Ora, ai giorni nostri, la poltrona in questione è quella di amministratore, CEO, Dio in terra, in casa Stellantis, e ad aspirare a restarvici incollato è il prode Carlos Tavares che, forse pensando che il nome da maestro di guitarra portuguesa lo renda affascinante e quindi comprensibile da tutti, fa e disfa a suo piacimento, non ascoltando chi, prima che prudenza, gli consiglia moderazione nell'esercizio della sua funzione. Che sarebbe in scadenza, ma che lui spera di portare avanti ancora per parecchio.

Lui, quindi, va spedito per la sua strada e, dopo avere creato un clima infuocato negli Stati Uniti (l'UAW, l'United Automobile Workers, il potentissimo sindacato dei lavoratori del settore, ha deciso di inseguirlo nelle aule di giustizia di mezza America), ora fa lo stesso in Italia, con sfrontatezza pari alla sua arroganza. E lo fa sentendosi autorizzato a fare quel che vuole dei dipendenti, a meno che lo Stato italiano non vari un corposo programma di incentivi.

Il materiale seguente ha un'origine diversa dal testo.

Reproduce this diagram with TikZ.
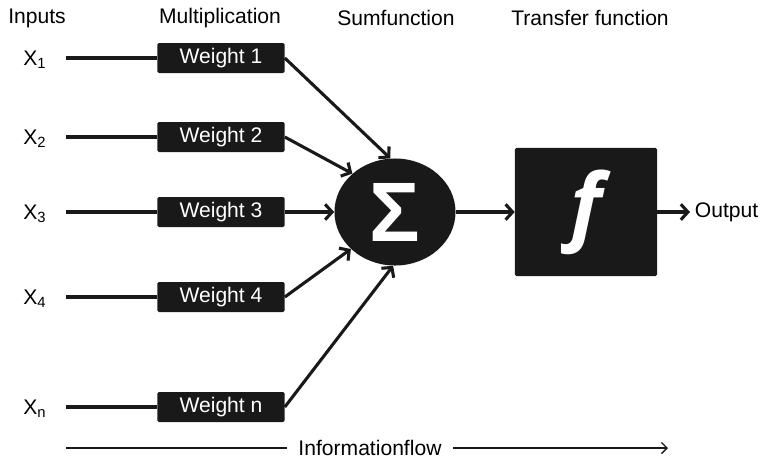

Un ricatto bello e buono, che può essere sintetizzato in una frase: o fate quel che dico oppure preparatevi a vedere migliaia di persone mandate a casa. Esageriamo?
No, affatto, e se magari in chi ci legge c'è un dubbio residuo rimandiamo a quel che ha detto l'uomo venuto da Lisbona a una domanda specifica: ci potranno essere licenziamenti in Stellatis?
''Non scarto nulla'', ha detto, e sin qui potrebbe sembrare una risposta di prudenza. Ma poi a sentirgli dire che la ''salute finanziaria'' della casa ''non passa unicamente dalla soppressione di posti", ma "attraverso tante altre cose: immaginazione, intelligenza, innovazione, che è quello che stiamo facendo'' , riusciamo a trattenere a stento la risata. Perché Tavares parla come se lui in cima alla piramide di Stellantis fosse arrivato ieri l'altro e non invece da anni e come se tutte le mosse che si stanno dimostrando sbagliate, per non dire altro, non portassero in calce la sua firma.

Che poi il licenziamento dei dipendenti non sia ''al centro della nostra riflessione strategica" dovrebbero dirlo i fatti, non le parole in libertà. Esercizio che Tavares ama molto, anche se i risultati talvolta risultano drammaticamente esilaranti. Perché quando dice che ''al cuore della nostra riflessione strategica, c'è rendere i nostri clienti felici, attraverso la qualità dei nostri prodotti, attraverso l'innovazione delle nostre tecnologie, e dalla dimensione accessibile della nostra mobilità che deve essere pulita" sfida la nostra capacità di non ridergli in faccia.

Perché se a lui sta a cuore la felicità dei clienti (che poi lo siano veramente dovrebbero dirlo loro, alla luce della qualità delle vetture), a noi, da italiani, sta a cuore una industria che ha fatto la storia del nostro Paese.
Certo, facendo la fortuna di un gruppo - ai cui desiderata la nostra classe politica sin troppo si adeguava -, ma dando da mangiare a un sacco di persone.
E oggi, sentire dire a Tavares che Stellantis ha bisogno di incentivi per continuare ad andare avanti in Italia, non è solo uno schiaffo alla nostra storia industriale e alla nostra intelligenza, ma anche un modo per utilizzare non il classico ''do ut des'', ma mezzucci da bullo di quartiere.